What you will do:
Copy every line from the material below that holds "document".

-*-

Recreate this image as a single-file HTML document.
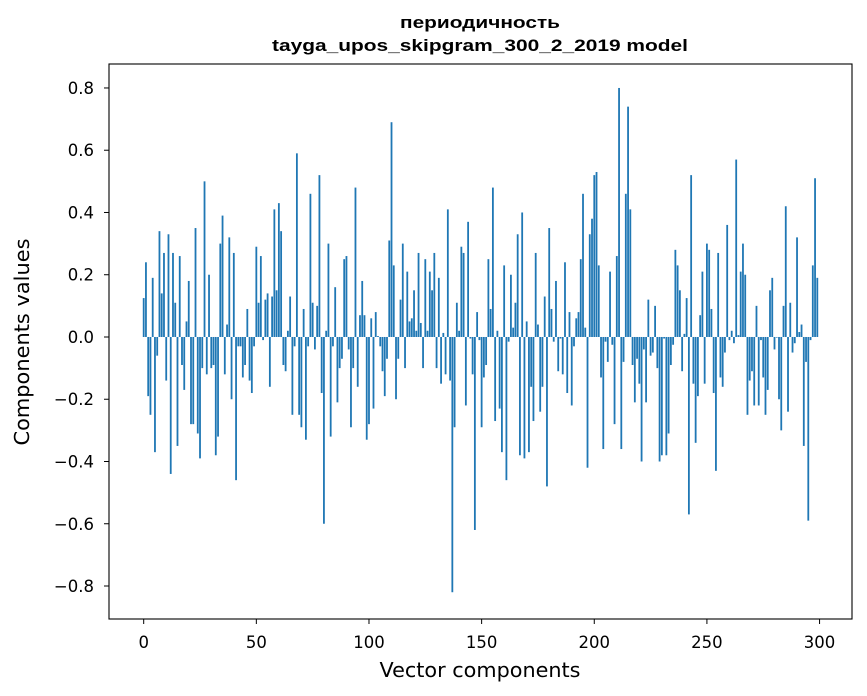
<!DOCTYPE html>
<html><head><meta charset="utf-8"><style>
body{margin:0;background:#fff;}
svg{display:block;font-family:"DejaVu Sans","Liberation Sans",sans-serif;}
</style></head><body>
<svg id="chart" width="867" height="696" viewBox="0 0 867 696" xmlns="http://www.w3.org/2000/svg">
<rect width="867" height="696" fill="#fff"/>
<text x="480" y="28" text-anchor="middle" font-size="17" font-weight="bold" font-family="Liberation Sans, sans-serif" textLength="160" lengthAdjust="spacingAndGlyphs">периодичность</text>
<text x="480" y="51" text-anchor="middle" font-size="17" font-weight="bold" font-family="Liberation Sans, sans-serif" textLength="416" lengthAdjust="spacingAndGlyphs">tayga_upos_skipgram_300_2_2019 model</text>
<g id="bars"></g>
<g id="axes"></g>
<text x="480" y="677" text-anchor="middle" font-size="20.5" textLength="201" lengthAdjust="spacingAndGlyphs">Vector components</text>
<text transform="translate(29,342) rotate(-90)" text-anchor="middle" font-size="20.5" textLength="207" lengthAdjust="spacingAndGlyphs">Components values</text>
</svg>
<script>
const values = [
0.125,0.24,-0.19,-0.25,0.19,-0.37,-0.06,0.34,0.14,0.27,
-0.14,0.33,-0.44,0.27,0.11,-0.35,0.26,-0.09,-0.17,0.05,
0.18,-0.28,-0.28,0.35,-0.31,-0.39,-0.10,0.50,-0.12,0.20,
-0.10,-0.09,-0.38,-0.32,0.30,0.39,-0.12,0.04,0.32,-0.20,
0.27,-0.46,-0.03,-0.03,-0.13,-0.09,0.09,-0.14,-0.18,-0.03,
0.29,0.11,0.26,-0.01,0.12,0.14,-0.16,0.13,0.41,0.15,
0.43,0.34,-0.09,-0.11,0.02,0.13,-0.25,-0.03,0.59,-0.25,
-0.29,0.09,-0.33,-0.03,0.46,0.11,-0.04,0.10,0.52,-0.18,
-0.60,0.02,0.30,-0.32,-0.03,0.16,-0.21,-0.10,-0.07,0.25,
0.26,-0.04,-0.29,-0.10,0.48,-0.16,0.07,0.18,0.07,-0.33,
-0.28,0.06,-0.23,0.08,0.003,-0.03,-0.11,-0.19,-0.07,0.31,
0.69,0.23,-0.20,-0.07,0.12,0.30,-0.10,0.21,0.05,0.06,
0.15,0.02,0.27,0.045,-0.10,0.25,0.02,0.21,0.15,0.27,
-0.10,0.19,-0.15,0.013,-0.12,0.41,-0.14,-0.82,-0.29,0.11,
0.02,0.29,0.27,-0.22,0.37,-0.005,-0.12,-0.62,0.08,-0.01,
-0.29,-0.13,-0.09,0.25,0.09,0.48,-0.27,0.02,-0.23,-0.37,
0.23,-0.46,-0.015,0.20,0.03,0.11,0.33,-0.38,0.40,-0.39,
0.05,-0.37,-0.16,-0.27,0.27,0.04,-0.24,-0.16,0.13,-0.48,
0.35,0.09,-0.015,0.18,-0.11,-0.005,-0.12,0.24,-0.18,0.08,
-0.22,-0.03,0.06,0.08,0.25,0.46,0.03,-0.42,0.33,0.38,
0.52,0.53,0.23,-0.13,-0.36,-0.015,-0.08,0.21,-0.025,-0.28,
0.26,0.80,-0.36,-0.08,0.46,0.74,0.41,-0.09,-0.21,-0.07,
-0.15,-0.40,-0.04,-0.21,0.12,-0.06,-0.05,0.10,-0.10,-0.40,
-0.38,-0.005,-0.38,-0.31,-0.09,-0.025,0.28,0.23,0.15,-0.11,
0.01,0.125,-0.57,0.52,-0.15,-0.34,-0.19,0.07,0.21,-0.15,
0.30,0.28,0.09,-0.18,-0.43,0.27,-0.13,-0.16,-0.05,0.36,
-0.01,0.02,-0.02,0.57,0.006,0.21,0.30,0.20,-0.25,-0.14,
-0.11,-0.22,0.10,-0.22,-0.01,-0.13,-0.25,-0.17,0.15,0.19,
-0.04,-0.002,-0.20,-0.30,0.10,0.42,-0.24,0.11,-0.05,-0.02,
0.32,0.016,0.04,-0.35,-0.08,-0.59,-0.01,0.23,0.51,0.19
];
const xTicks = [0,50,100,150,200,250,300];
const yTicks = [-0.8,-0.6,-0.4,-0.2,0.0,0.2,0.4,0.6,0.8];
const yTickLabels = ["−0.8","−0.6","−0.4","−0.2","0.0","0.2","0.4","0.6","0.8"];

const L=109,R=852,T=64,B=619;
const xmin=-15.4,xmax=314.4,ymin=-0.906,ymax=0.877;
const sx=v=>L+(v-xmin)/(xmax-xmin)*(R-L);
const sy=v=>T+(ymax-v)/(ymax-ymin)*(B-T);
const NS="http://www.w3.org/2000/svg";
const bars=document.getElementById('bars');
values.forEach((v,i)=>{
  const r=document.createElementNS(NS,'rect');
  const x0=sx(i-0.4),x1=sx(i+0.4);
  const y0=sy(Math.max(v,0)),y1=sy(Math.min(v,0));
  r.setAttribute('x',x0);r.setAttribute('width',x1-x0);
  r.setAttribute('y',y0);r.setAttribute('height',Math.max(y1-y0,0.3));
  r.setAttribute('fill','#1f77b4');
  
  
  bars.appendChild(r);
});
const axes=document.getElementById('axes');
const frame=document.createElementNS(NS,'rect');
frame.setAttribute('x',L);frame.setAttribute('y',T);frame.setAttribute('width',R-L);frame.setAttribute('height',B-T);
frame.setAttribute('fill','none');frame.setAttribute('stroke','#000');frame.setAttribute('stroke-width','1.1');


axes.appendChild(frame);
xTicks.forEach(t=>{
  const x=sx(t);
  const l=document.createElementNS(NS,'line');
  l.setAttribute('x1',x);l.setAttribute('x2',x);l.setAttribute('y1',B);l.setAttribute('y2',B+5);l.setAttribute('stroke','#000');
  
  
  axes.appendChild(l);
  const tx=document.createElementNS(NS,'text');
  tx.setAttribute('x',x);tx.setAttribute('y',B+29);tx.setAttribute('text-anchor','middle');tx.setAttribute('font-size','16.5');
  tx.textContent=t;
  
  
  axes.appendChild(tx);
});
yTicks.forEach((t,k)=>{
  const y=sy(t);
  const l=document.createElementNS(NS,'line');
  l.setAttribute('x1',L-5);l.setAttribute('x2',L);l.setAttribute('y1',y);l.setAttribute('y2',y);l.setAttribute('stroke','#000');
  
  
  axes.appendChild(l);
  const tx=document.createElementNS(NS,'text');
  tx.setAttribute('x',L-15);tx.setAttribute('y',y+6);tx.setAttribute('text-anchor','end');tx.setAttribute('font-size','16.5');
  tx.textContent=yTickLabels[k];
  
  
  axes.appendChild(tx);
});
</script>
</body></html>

-*-

Completed exercise:
Recreate this image as a single-file HTML document.
const bars=document.getElementById('bars');
  const r=document.createElementNS(NS,'rect');
const axes=document.getElementById('axes');
const frame=document.createElementNS(NS,'rect');
  const l=document.createElementNS(NS,'line');
  const tx=document.createElementNS(NS,'text');
  const l=document.createElementNS(NS,'line');
  const tx=document.createElementNS(NS,'text');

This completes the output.